**YOUR OBJECTIVE**
Each line from the start of the records below through the line that contains "from bokeh.resources import INLINE" should be printed exactly. Pictures are omitted.

**Records with drawing code**
-- start --

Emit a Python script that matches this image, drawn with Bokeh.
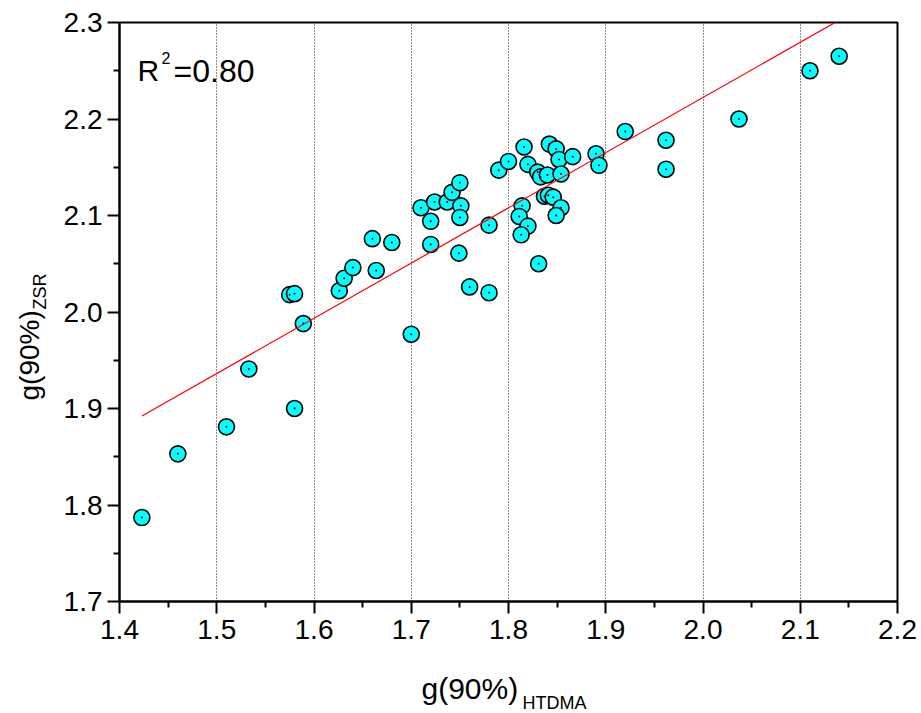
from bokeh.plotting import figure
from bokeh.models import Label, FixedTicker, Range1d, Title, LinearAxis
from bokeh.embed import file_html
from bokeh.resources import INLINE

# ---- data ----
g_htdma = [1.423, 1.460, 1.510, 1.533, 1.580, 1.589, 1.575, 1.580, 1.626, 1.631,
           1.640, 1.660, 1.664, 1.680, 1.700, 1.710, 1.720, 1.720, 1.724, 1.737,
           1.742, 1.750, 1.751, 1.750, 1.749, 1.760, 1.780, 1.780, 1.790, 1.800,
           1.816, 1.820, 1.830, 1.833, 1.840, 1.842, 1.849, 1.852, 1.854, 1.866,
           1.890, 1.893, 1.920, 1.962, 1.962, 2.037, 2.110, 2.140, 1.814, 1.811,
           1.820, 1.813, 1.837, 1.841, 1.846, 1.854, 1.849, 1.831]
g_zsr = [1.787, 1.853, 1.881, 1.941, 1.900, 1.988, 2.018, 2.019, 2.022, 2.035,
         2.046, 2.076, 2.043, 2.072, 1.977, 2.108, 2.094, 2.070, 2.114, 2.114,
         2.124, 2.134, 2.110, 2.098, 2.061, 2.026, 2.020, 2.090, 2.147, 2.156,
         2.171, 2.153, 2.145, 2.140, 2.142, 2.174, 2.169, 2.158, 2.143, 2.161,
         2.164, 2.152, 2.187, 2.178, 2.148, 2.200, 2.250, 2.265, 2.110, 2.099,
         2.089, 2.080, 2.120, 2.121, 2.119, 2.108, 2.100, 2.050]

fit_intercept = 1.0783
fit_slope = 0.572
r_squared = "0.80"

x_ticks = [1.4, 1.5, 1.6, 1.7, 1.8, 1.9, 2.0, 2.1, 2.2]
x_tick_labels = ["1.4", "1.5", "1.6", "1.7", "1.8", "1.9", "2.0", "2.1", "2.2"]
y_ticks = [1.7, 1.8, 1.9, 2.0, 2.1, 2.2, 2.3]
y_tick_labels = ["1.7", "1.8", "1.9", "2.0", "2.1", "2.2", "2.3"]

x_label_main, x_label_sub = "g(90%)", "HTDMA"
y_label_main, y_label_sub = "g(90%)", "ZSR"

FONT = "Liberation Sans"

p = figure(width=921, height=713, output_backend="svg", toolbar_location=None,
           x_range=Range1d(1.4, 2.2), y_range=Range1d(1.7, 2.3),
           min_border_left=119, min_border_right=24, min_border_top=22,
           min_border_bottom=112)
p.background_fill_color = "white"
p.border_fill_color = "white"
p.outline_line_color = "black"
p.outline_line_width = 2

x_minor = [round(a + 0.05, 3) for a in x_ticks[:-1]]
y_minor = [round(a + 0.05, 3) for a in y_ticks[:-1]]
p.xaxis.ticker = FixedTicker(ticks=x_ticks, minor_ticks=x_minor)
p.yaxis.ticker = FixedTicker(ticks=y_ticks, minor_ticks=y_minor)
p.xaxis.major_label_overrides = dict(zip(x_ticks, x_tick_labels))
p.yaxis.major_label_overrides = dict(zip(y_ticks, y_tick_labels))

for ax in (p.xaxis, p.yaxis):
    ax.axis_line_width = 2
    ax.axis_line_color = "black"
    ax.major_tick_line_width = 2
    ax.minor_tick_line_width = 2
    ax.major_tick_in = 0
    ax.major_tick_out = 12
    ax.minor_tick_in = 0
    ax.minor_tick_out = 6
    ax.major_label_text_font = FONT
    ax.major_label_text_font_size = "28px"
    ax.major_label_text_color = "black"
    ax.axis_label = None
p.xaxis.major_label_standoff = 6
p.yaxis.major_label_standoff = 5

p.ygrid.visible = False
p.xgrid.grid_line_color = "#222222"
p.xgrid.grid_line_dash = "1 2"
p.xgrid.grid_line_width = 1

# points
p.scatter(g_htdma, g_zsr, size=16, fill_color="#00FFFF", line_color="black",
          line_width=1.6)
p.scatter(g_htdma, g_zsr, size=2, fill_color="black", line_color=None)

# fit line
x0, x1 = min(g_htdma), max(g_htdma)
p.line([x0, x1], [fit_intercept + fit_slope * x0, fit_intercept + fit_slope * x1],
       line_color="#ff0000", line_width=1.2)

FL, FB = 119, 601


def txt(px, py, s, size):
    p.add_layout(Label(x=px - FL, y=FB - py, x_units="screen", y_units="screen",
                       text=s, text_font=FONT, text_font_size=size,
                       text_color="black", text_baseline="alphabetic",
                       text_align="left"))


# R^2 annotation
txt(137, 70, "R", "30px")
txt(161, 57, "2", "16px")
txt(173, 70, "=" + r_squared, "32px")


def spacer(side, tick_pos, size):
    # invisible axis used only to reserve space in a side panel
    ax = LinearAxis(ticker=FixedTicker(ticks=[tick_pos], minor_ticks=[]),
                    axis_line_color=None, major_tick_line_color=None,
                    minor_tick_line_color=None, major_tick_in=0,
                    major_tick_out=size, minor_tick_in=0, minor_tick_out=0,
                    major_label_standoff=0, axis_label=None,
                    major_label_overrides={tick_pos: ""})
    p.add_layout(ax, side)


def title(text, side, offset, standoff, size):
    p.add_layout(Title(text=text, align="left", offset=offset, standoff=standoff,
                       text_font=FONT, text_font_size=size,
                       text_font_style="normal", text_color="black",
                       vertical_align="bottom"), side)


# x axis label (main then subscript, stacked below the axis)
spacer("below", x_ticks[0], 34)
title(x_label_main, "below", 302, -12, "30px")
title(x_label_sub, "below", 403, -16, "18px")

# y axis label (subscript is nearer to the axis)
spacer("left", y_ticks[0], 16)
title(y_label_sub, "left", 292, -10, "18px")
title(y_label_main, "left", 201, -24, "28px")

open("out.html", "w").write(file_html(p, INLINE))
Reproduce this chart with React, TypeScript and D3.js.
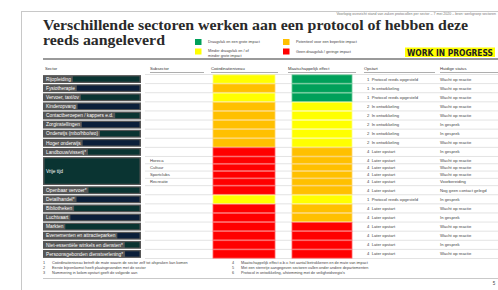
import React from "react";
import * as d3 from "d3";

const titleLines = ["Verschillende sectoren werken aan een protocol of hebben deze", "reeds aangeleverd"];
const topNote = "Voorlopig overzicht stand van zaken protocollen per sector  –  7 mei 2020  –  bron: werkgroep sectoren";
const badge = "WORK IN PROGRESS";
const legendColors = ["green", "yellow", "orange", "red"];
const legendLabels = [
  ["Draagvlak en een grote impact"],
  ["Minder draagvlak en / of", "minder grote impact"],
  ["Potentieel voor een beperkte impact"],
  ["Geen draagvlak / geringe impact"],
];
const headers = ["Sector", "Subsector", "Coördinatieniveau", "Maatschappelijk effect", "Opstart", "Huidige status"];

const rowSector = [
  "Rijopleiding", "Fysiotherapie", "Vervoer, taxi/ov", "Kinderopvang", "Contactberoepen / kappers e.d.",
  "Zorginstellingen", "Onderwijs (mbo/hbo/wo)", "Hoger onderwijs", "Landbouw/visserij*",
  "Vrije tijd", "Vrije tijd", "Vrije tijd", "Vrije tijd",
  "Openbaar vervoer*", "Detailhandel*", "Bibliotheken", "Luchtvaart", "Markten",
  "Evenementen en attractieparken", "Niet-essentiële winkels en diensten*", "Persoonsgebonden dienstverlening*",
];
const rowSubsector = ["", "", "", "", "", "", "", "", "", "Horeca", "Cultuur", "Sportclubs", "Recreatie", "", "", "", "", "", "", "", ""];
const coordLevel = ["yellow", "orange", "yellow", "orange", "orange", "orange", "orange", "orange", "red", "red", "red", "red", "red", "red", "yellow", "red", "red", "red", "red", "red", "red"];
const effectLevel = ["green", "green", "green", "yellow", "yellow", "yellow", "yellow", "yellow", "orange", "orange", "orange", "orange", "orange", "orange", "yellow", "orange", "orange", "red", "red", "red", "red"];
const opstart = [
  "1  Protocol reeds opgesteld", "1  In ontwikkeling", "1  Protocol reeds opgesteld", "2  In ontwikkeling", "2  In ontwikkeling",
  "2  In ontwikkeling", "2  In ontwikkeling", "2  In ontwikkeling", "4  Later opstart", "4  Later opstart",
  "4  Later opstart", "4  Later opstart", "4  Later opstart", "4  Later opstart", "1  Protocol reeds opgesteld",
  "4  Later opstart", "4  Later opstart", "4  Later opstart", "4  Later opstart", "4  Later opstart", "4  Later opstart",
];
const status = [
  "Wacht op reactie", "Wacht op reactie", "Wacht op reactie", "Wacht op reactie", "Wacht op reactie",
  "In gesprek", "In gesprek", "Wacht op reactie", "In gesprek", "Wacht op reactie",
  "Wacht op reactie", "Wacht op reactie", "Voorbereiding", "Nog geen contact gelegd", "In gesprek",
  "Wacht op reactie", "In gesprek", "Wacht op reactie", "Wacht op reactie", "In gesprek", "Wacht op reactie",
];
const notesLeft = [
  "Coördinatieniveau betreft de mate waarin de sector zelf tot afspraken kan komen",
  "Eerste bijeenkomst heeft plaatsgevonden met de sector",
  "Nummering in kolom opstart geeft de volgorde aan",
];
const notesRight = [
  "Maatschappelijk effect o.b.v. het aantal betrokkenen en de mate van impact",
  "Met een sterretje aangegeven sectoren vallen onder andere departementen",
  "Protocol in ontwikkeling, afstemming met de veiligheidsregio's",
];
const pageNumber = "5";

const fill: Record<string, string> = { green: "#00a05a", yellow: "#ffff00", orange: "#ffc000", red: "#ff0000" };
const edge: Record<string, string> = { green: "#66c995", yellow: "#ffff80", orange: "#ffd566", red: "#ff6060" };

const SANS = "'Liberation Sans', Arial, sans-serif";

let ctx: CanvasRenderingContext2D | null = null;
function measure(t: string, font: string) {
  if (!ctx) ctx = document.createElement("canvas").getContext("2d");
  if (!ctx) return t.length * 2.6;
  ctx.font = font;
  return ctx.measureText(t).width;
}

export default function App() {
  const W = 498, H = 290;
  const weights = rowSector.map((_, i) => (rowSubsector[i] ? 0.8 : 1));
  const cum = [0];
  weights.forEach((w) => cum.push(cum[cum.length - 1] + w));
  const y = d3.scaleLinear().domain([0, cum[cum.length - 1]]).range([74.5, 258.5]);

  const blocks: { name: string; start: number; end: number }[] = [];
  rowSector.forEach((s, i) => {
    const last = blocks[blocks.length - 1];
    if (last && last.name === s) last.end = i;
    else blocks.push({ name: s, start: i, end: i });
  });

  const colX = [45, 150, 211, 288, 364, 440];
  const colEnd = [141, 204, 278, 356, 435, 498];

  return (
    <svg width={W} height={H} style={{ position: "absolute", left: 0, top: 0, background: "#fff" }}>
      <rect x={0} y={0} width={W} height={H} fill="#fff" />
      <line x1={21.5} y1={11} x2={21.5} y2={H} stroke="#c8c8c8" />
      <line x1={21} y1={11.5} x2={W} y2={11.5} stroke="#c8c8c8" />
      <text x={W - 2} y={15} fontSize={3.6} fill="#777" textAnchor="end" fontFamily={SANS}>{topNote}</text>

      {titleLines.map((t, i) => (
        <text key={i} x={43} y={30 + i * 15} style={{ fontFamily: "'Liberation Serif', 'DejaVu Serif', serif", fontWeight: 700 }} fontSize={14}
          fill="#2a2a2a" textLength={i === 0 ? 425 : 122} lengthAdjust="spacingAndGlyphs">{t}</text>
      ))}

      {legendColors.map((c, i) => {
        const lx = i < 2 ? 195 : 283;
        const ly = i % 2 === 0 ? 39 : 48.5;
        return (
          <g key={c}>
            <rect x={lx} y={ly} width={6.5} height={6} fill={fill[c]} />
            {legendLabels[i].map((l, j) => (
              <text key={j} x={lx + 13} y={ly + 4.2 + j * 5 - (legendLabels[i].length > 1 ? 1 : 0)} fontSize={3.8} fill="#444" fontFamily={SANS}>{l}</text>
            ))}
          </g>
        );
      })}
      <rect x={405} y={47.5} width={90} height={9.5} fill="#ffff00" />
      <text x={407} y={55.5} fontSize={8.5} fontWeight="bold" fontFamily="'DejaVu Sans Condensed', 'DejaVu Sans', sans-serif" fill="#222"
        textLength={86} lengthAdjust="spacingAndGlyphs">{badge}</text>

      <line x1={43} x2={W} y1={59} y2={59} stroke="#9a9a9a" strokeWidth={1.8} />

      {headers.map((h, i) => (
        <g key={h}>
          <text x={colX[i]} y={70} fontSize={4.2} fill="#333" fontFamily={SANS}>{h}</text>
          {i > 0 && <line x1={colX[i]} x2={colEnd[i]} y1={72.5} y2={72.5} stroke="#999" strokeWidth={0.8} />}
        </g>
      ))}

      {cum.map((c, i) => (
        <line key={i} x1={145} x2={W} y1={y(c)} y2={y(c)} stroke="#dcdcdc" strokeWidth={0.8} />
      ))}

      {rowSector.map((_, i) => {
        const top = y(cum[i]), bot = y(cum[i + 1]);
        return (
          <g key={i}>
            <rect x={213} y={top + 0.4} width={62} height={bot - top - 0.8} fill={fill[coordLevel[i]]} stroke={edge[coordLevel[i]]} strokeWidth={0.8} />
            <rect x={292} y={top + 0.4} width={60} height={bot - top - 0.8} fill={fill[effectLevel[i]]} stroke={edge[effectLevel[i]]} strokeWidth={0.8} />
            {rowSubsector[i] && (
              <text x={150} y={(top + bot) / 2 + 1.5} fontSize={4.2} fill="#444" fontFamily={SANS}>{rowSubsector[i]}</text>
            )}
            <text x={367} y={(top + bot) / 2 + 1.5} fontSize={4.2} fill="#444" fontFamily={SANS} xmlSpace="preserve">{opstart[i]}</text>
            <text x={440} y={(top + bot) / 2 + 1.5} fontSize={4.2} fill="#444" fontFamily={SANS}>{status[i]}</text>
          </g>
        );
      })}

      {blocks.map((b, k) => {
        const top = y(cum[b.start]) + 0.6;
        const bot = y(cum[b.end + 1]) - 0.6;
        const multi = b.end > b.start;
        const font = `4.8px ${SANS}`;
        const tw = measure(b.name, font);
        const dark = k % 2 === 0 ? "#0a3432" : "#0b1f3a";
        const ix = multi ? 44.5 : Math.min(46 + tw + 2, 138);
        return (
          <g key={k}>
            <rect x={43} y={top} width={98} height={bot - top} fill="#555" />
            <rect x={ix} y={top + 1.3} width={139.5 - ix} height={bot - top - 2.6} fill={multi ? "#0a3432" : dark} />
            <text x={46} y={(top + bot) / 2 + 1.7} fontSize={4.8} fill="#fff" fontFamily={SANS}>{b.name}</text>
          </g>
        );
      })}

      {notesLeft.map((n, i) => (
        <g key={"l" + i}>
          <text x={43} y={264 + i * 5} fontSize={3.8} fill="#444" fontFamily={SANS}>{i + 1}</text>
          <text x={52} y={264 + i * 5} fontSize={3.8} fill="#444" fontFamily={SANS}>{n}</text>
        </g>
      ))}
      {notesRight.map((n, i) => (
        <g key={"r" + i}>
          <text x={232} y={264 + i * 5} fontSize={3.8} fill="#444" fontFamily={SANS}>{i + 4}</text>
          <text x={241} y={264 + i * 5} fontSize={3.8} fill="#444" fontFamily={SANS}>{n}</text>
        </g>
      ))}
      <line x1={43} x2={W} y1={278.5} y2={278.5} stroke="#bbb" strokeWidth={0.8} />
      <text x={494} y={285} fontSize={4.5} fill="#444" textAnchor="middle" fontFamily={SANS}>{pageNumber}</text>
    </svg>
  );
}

-- end --

**SOLVED PROBLEM**
Emit a Python script that matches this image, drawn with Bokeh.
from bokeh.plotting import figure
from bokeh.models import Label, FixedTicker, Range1d, Title, LinearAxis
from bokeh.embed import file_html
from bokeh.resources import INLINE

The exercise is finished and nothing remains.